Welcome to CNBC Business Daily, I'm Qian Chen.

Samsung Electronics on Saturday urged consumers to stop using Galaxy Note 7 smartphones immediately and exchange them as soon as possible, as more reports of the phones catching fire emerged even after the company's global recall.

The call from the South Korean company, the world's largest smartphone maker, comes after U.S. authorities urged consumers to switch the Galaxy Note 7 off and not to use or charge it during a flight. Several airlines around the world asked travelers not switch on the jumbo smartphone or put it in checked baggage, with some carriers banning the phone on flights.

In a statement posted on its website, Samsung asked users around the world to "immediately" return their existing Galaxy Note 7 and get a replacement.

Earlier this month, Samsung announced an unprecedented recall of 2.5 million Galaxy Note 7s worldwide just two weeks after the phone was launched. That move came after Samsung's investigation into reports of fires found that rechargeable lithium batteries manufactured by one of its suppliers were at fault.

The U.S. was among the first countries to take a step following the recall. Late Friday, the U.S. Consumer Product Safety Commission urged owners of the phone to turn them off and leave them off.

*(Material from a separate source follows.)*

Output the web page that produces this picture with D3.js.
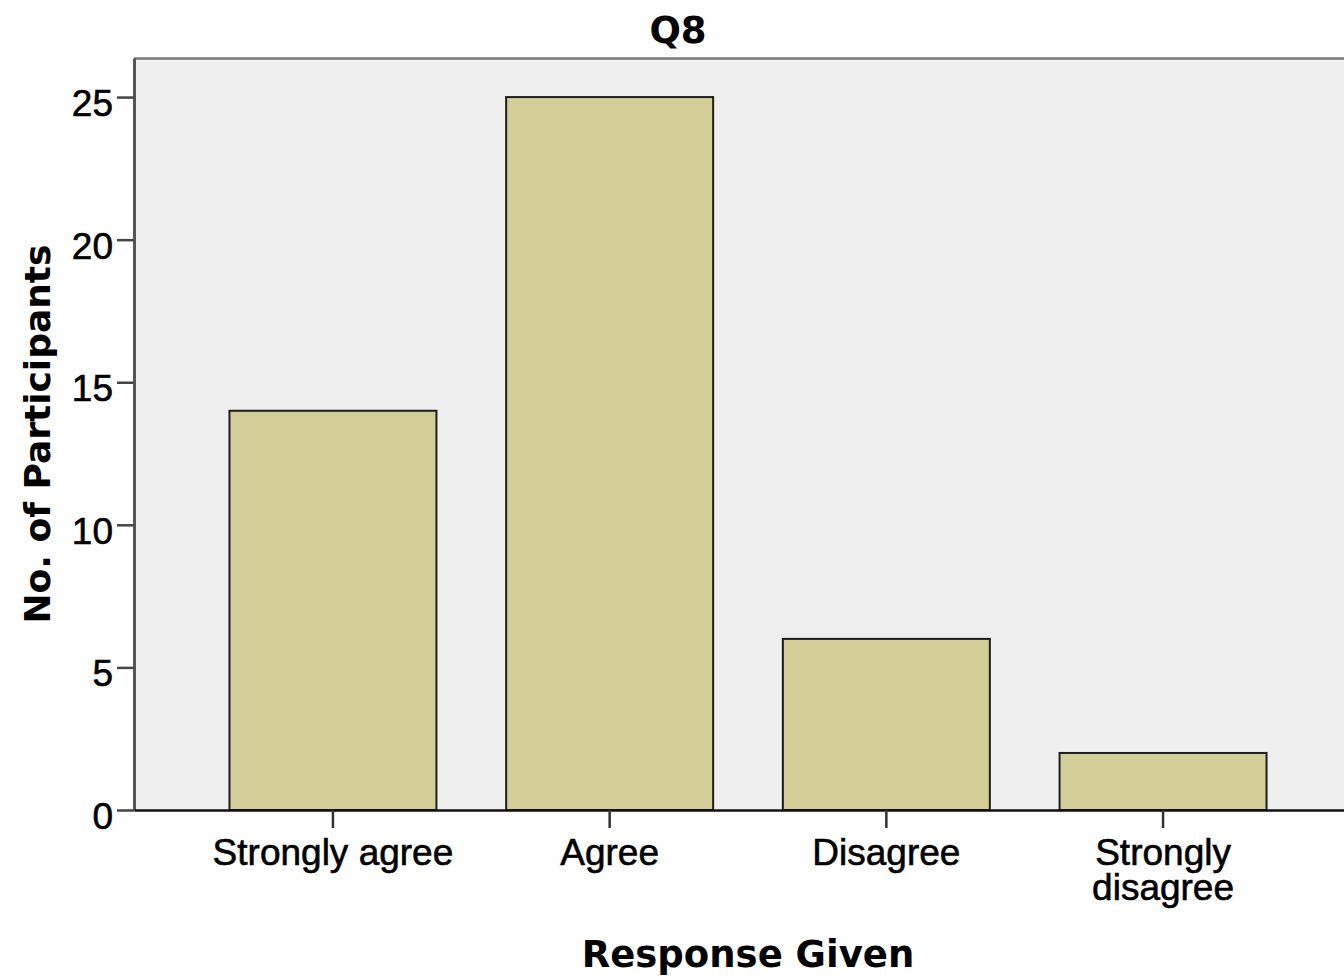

It also said it was working with Samsung and hoped to have an official recall "as soon as possible."

Samsung launched and released the Galaxy Note 7 in August this year.

Just like its predecessors, the Galaxy Note 7 was highly anticipated in the smartphone space.

The recall of the Galaxy Note 7 has impacted Samsung's sales as well as reputation - the recall might cost the company 1 to 1.5 billion USD, according to Credit Suisse.

Samsung released the Galaxy Note 7 on Aug. 19. The Galaxy Note series is one of the most expensive lineups made by Samsung.

CNBC's Qian Chen, reporting from Singapore.